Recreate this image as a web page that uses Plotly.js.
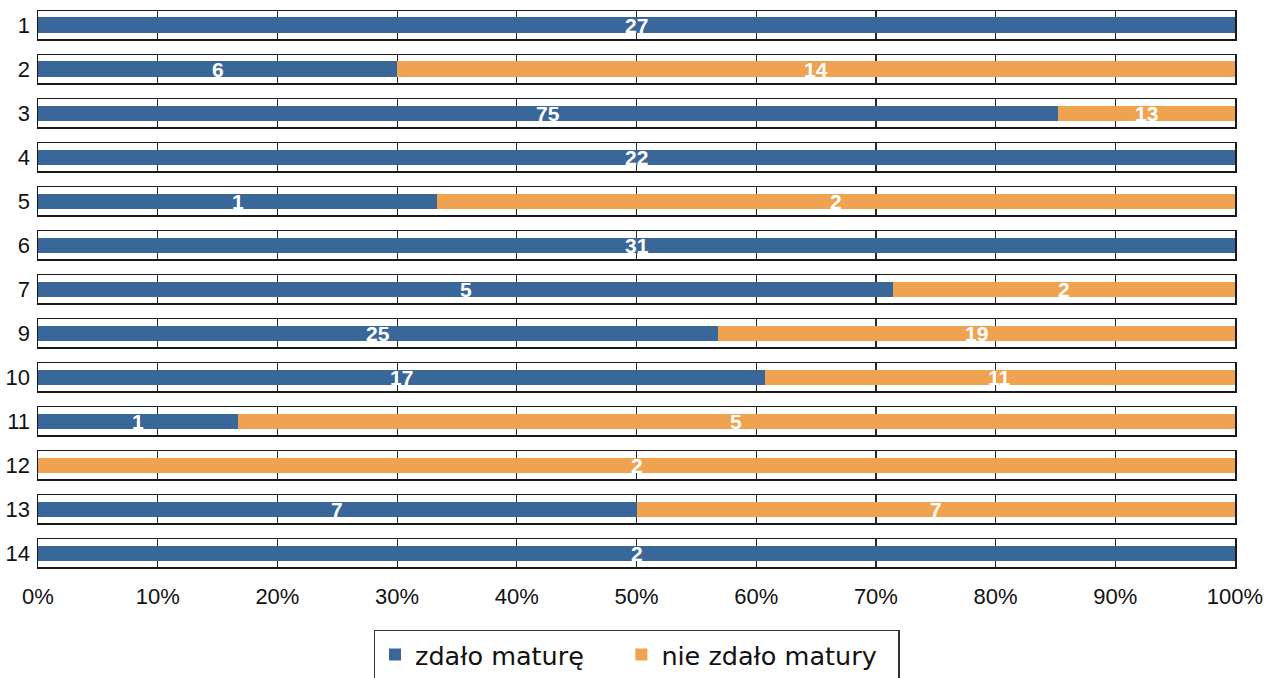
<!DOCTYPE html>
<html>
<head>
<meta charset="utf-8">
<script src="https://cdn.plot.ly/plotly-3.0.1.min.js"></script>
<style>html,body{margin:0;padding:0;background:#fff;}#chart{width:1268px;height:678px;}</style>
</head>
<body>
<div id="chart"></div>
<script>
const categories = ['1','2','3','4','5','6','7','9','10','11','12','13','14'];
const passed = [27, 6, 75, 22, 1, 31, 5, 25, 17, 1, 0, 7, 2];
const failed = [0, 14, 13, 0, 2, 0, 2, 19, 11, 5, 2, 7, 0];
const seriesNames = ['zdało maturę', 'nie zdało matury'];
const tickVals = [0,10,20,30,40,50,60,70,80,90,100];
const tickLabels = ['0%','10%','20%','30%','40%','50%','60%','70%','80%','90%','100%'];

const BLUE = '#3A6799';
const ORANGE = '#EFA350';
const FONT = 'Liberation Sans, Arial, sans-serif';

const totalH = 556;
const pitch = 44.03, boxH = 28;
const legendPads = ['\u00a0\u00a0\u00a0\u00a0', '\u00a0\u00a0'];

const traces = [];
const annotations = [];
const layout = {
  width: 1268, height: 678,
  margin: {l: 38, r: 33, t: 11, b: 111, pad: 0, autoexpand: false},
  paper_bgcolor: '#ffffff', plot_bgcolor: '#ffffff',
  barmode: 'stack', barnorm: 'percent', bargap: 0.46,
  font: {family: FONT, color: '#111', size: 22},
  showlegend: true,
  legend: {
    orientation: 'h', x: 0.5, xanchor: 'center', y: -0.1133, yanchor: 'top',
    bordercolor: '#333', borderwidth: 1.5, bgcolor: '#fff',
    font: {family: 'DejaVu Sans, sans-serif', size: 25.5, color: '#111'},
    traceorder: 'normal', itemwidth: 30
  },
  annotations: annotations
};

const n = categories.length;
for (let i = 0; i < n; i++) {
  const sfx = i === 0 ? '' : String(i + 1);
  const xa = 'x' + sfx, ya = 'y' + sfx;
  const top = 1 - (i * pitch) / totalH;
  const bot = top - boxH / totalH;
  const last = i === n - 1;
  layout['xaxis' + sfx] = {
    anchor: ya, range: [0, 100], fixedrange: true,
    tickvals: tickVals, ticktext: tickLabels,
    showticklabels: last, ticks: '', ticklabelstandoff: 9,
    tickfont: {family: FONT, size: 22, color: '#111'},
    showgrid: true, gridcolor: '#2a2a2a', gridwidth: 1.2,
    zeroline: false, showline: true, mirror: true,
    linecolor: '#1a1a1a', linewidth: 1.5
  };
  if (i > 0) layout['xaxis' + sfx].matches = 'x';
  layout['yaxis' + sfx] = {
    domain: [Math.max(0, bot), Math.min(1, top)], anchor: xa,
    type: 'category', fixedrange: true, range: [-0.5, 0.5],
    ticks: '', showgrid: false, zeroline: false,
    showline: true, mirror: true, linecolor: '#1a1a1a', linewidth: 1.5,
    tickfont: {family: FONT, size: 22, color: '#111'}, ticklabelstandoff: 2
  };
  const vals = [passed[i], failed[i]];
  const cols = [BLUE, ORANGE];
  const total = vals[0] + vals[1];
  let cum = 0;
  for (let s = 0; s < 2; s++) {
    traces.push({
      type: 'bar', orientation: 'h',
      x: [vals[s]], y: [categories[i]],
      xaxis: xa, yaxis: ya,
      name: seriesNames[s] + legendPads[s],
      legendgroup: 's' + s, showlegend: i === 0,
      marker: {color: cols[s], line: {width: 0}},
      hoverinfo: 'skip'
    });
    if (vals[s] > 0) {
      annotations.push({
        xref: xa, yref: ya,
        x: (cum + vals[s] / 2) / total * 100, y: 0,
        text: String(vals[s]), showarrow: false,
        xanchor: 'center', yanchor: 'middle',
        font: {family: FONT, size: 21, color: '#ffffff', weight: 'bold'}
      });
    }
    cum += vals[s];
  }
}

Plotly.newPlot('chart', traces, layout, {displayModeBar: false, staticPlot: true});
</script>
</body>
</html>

···

Written exercise:
Images should not appear in the copy; retype the listing above exactly.

Solution to this task:
Recreate this image as a web page that uses Plotly.js.
<!DOCTYPE html>
<html>
<head>
<meta charset="utf-8">
<script src="https://cdn.plot.ly/plotly-3.0.1.min.js"></script>
<style>html,body{margin:0;padding:0;background:#fff;}#chart{width:1268px;height:678px;}</style>
</head>
<body>
<div id="chart"></div>
<script>
const categories = ['1','2','3','4','5','6','7','9','10','11','12','13','14'];
const passed = [27, 6, 75, 22, 1, 31, 5, 25, 17, 1, 0, 7, 2];
const failed = [0, 14, 13, 0, 2, 0, 2, 19, 11, 5, 2, 7, 0];
const seriesNames = ['zdało maturę', 'nie zdało matury'];
const tickVals = [0,10,20,30,40,50,60,70,80,90,100];
const tickLabels = ['0%','10%','20%','30%','40%','50%','60%','70%','80%','90%','100%'];

const BLUE = '#3A6799';
const ORANGE = '#EFA350';
const FONT = 'Liberation Sans, Arial, sans-serif';

const totalH = 556;
const pitch = 44.03, boxH = 28;
const legendPads = ['\u00a0\u00a0\u00a0\u00a0', '\u00a0\u00a0'];

const traces = [];
const annotations = [];
const layout = {
  width: 1268, height: 678,
  margin: {l: 38, r: 33, t: 11, b: 111, pad: 0, autoexpand: false},
  paper_bgcolor: '#ffffff', plot_bgcolor: '#ffffff',
  barmode: 'stack', barnorm: 'percent', bargap: 0.46,
  font: {family: FONT, color: '#111', size: 22},
  showlegend: true,
  legend: {
    orientation: 'h', x: 0.5, xanchor: 'center', y: -0.1133, yanchor: 'top',
    bordercolor: '#333', borderwidth: 1.5, bgcolor: '#fff',
    font: {family: 'DejaVu Sans, sans-serif', size: 25.5, color: '#111'},
    traceorder: 'normal', itemwidth: 30
  },
  annotations: annotations
};

const n = categories.length;
for (let i = 0; i < n; i++) {
  const sfx = i === 0 ? '' : String(i + 1);
  const xa = 'x' + sfx, ya = 'y' + sfx;
  const top = 1 - (i * pitch) / totalH;
  const bot = top - boxH / totalH;
  const last = i === n - 1;
  layout['xaxis' + sfx] = {
    anchor: ya, range: [0, 100], fixedrange: true,
    tickvals: tickVals, ticktext: tickLabels,
    showticklabels: last, ticks: '', ticklabelstandoff: 9,
    tickfont: {family: FONT, size: 22, color: '#111'},
    showgrid: true, gridcolor: '#2a2a2a', gridwidth: 1.2,
    zeroline: false, showline: true, mirror: true,
    linecolor: '#1a1a1a', linewidth: 1.5
  };
  if (i > 0) layout['xaxis' + sfx].matches = 'x';
  layout['yaxis' + sfx] = {
    domain: [Math.max(0, bot), Math.min(1, top)], anchor: xa,
    type: 'category', fixedrange: true, range: [-0.5, 0.5],
    ticks: '', showgrid: false, zeroline: false,
    showline: true, mirror: true, linecolor: '#1a1a1a', linewidth: 1.5,
    tickfont: {family: FONT, size: 22, color: '#111'}, ticklabelstandoff: 2
  };
  const vals = [passed[i], failed[i]];
  const cols = [BLUE, ORANGE];
  const total = vals[0] + vals[1];
  let cum = 0;
  for (let s = 0; s < 2; s++) {
    traces.push({
      type: 'bar', orientation: 'h',
      x: [vals[s]], y: [categories[i]],
      xaxis: xa, yaxis: ya,
      name: seriesNames[s] + legendPads[s],
      legendgroup: 's' + s, showlegend: i === 0,
      marker: {color: cols[s], line: {width: 0}},
      hoverinfo: 'skip'
    });
    if (vals[s] > 0) {
      annotations.push({
        xref: xa, yref: ya,
        x: (cum + vals[s] / 2) / total * 100, y: 0,
        text: String(vals[s]), showarrow: false,
        xanchor: 'center', yanchor: 'middle',
        font: {family: FONT, size: 21, color: '#ffffff', weight: 'bold'}
      });
    }
    cum += vals[s];
  }
}

Plotly.newPlot('chart', traces, layout, {displayModeBar: false, staticPlot: true});
</script>
</body>
</html>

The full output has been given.